Urteile, die die Verpflichtung aussprechen, Unterhalt, Renten wegen Entziehung einer Unterhaltsforderung oder Renten wegen einer Verletzung des Körpers oder der Gesundheit zu entrichten, soweit sich die Verpflichtung auf die Zeit nach der Klageerhebung und auf das ihr vorausgehende letzte Vierteljahr bezieht; - 9.
Urteile nach §§ 861, 862 des Bürgerlichen Gesetzbuchs auf Wiedereinräumung des Besitzes oder auf Beseitigung oder Unterlassung einer Besitzstörung; - 10.
Berufungsurteile in vermögensrechtlichen Streitigkeiten.
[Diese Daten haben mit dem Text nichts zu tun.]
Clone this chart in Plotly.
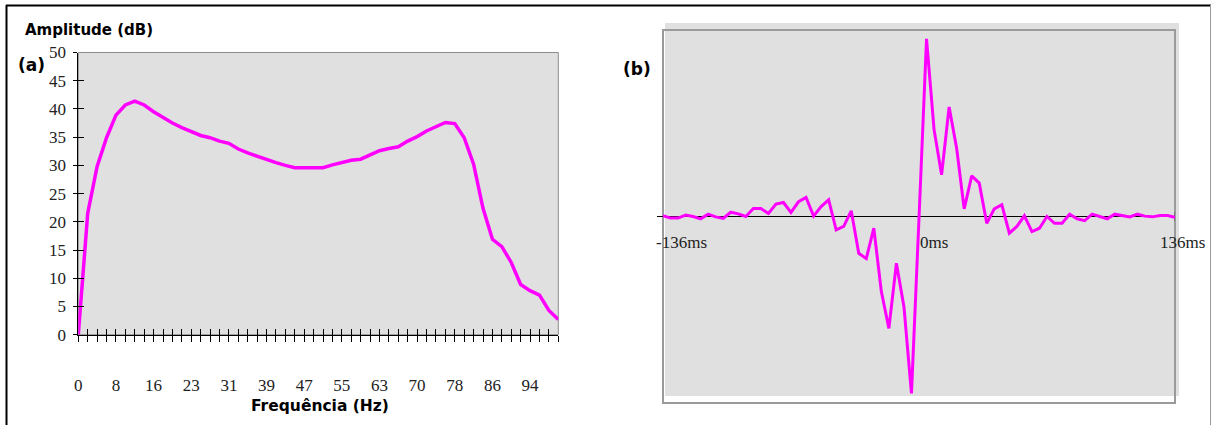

Wird die Berufung durch Urteil oder Beschluss gemäß § 522 Absatz 2 zurückgewiesen, ist auszusprechen, dass das angefochtene Urteil ohne Sicherheitsleistung vorläufig vollstreckbar ist; - 11.
andere Urteile in vermögensrechtlichen Streitigkeiten, wenn der Gegenstand der Verurteilung in der Hauptsache 1.250 Euro nicht übersteigt oder wenn nur die Entscheidung über die Kosten vollstreckbar ist und eine Vollstreckung im Wert von nicht mehr als 1.500 Euro ermöglicht.